1833 Works established by John Lee, Hugh Lee Pattinson, and George Burnett, as John Lee and Co, where the Pattinson process of de-silverising lead was carried on.

By 1848 The site had grown to 17 acres

The works were lit by gas from the firm's own coke ovens and there was an associated iron works and a brickyard. There was also a company school for children of employees.

1855 Partnership change. '... the undersigned, as Chemical Manufacturers, at Felling Chemical Works, Newcastle-upon-Tyne, under the firm of Hugh, Lee, Pattinson, and Company, was dissolved so far as regards the undersigned, Robert Burnett, by his retirement therefrom, on the 31st day of December, 1854; and that the business and firm is continued by the other partners who are authorized to settle all claims by and against the late partnership.— Dated this 27th day of January, 1855. H. L. Pattinson. H. L. Pattinson, junr. W. W. Pattinson. Robt. Burnett. John Foster.[1]

1877 The firm consists of Mr. H. L. Pattinson, Mr. W. W. Pattinson, Mr. J. M. Redmayne, Mr. R. R. Redmayne, Sir John Watson, and Mr. J. H. Pattinson.

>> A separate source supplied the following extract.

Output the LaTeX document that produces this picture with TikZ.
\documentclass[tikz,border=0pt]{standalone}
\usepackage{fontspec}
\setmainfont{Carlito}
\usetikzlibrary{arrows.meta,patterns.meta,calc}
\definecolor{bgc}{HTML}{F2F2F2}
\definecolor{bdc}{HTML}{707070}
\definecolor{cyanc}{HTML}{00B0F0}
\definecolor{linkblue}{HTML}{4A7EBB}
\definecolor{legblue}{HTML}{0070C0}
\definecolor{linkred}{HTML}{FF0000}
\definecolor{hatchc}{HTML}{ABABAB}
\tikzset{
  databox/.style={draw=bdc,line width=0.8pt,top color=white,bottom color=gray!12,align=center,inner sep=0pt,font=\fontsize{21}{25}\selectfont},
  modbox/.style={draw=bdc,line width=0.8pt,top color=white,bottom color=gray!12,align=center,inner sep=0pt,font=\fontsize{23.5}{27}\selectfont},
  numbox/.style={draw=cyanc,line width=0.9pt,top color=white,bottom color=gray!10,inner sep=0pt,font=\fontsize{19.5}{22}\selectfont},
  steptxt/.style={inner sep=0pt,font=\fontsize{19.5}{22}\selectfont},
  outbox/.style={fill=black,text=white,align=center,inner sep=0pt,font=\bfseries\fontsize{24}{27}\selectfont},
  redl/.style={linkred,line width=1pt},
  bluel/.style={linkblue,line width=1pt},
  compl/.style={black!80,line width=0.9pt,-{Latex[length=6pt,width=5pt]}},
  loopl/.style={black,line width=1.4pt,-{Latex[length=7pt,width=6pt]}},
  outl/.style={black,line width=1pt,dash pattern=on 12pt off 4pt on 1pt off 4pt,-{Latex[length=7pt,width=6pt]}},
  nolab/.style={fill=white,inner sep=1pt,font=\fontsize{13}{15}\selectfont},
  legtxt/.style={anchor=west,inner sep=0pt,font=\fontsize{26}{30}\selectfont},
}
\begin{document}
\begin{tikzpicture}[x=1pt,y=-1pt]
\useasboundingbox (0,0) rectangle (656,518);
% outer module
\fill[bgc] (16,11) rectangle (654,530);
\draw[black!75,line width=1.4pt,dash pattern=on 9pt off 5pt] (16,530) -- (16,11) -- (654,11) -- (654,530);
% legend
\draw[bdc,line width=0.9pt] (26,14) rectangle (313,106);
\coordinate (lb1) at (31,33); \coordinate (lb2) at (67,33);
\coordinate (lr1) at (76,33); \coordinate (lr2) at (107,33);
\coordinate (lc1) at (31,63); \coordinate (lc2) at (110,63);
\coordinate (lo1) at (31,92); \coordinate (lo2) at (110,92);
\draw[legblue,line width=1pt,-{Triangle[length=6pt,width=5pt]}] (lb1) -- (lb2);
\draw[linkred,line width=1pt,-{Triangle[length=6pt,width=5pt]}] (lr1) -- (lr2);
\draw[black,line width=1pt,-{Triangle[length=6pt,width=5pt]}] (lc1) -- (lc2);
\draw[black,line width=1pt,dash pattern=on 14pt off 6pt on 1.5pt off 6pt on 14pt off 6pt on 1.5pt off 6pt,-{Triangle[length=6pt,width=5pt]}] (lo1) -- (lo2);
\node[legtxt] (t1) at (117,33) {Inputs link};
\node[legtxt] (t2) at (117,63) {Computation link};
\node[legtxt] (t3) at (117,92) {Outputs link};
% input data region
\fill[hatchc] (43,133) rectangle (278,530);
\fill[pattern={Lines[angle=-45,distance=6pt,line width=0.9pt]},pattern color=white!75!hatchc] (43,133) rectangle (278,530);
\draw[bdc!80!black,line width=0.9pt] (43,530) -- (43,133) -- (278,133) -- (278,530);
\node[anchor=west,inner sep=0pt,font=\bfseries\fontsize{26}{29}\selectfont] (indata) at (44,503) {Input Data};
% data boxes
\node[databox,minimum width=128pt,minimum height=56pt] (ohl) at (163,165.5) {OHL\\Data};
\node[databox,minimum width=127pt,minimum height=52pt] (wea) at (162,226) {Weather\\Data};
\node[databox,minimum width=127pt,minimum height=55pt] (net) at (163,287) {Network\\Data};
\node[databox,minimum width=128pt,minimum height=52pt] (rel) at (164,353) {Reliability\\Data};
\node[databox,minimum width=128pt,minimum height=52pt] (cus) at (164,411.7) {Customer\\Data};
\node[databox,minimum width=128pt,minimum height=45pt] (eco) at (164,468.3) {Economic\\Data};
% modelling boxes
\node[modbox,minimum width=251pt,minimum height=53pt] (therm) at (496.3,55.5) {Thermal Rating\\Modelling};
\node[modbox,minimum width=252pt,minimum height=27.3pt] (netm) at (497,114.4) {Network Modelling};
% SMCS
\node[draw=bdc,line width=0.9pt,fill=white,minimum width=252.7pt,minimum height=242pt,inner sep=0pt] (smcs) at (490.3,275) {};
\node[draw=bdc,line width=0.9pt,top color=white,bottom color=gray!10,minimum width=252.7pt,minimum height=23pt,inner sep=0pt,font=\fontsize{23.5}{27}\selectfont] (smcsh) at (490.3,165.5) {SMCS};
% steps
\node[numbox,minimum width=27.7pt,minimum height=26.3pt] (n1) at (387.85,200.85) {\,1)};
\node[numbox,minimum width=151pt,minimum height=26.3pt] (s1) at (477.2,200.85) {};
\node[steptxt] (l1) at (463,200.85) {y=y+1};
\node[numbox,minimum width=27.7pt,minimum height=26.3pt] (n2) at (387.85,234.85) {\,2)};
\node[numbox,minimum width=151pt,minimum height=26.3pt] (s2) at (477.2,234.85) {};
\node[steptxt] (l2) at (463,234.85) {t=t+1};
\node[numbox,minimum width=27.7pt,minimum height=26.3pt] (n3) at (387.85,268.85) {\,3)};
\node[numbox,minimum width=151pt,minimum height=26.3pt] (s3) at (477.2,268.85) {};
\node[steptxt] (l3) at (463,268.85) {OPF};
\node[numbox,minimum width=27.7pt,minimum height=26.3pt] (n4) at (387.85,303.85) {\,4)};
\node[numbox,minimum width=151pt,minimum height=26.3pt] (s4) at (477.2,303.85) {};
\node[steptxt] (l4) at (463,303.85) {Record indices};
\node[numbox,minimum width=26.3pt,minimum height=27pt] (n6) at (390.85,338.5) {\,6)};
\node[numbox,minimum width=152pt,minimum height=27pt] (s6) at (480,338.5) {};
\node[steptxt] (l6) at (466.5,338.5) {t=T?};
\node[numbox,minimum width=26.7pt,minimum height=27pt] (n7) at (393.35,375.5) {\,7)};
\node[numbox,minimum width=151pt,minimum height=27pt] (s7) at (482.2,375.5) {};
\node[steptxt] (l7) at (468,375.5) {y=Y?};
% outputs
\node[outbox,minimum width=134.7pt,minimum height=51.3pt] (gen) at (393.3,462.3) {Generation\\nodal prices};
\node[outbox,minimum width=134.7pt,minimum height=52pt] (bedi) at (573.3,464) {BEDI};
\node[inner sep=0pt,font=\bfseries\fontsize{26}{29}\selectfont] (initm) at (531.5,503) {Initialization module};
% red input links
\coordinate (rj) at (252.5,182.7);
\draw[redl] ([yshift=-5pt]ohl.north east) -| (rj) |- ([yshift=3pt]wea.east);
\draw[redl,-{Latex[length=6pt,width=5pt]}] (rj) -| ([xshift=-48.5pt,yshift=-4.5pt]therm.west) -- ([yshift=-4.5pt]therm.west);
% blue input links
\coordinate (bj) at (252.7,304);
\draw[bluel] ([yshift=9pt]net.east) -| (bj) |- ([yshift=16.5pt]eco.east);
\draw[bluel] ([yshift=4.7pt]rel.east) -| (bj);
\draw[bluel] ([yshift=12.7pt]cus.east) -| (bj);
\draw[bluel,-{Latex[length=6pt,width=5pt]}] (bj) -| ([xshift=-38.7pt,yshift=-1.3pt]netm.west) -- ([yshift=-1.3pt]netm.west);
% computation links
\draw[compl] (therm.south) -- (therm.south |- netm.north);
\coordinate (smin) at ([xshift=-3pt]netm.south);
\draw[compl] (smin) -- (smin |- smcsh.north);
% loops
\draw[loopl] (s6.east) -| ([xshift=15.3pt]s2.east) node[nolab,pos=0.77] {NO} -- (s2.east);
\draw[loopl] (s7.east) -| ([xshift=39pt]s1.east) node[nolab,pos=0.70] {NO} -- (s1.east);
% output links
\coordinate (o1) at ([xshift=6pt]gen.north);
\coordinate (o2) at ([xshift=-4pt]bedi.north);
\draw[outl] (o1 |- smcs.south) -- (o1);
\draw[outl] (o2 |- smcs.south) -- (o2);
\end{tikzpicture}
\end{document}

Products are soda ash, refined alkali, soda crystals, bi-carbonate of soda, and bleaching powder, produced by Weldon's and Deacon's processes. The works produce about 14,000 tons of soda ash and 6,000 tons of bleaching powder per year. About 650 men and 150 boys are employed.

1886 The works closed, putting 1,400 men out of work.